On Saturday 12th January, I went to the launch of the Golden Egg Academy in Bath. I expected that I would meet at least a couple of people I knew – and I could now tell them about my latest success. I had known since before Christmas that The Selkies of Scoresby Nab had been long-listed for the Times/Chicken House Competition. You would think I’d be bursting to tell anyone and everyone – but I felt oddly reticent. Shy even.

I found myself lost deep in La-la land: talking with the Barry Cunningham, finding that Beverley Birch had read a  previous blogpost and remembered it, welcomed by Imogen Cooper as an equal. I had slid into a world of my imagination.

But in my daydreams, it had been easy, I had confidence – not this edgy feeling I have now. I feel I’m tiptoeing on the borders of Fairyland, nervous and full of hope and fear.

Joanne Harris by kind permission of Kyte Photography

I’ve had lovely little glimpses and excursions: a workshop with the much-admired David Almond; twitter conversations with the wonderfully accessible Joanne Harris; and even Susan Hill. There was astonishing interview with Greg Mosse on the MA at West Dean where for a moment he helped me soar, to feel like a proper writer.
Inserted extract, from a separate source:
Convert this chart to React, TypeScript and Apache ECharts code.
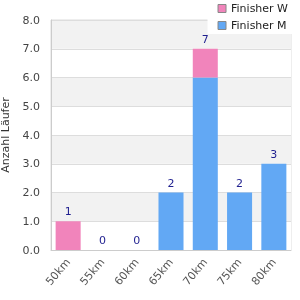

But I’m scared. I’m frightened to succeed.

I’ve grown accustomed to being second-rate, an also-ran. Grade B ‘O’ & ‘A’levels, a II:I English degree at Loughborough, not Oxford, a minor teaching post. It’s all been quite comfortable – and I bitterly resent it. It’s also painfully true that I envied Susie Wilde her well-deserved First in her MA at West Dean.

There are times I really don’t like myself.

I wonder, am I bringing my own danger into the Perilous Realm? I really don’t mean to be smug or condescending or self-satisfied – but I hear those thin, superior voices in my head. They distract me from paying proper attention, they tell me I know that or this already.

On one hand, I am so wary of pride that I find it hard to rejoice.On the other, I so desire recognition from authors I wish were my peers that I fear I must be insufferable. I look to see who has congratulated me far too often – yet I am genuinely moved when anybody does wish me well.

Am I hunting for fairy gold?

 

I’m just wild about Barry…

We live in interesting times, Barry Cunningham asserted at the inaugural Hampshire Writers’ Group meeting on Tuesday 13th September 2011. Difficult not to nod agreement at that.

The electronic revolution means writers and publishers must pull together, not apart, he added. No problem – how could I not want to work with a man whom Barbara Large first met dressed as a giant friendly Puffin?

Although he admitted publishing was an unlikely cross between librarianship and gambling, the publication of children’s books has a serious purpose. The writer is ‘the secret friend of children’ to quote Cornelia Funke. We are there for them on the bus, we are them when they’re bullied,  we are there when life is too much – we provide other worlds to escape to, other ways of being.

His aim is to reach out to the bookhuggers, to connect with the emotional world of children’s reading – and so is ours.

How can we do this?

Our use of story, humour, credible dialogue, precise physicality and – food. Children have not changed since the Narnia books on that front. Kaye Webb believed you could tell one big fib – and after that the rest had to be consistent. Nothing to disagree with there.

And where to find the source?

Write for your inner child. That means reaching deep inside yourself to excavate the truth – and a great deal of trust in your editor.’Your family won’t know you as well as I do.’

Well, Mr Cunningham, I am up for that.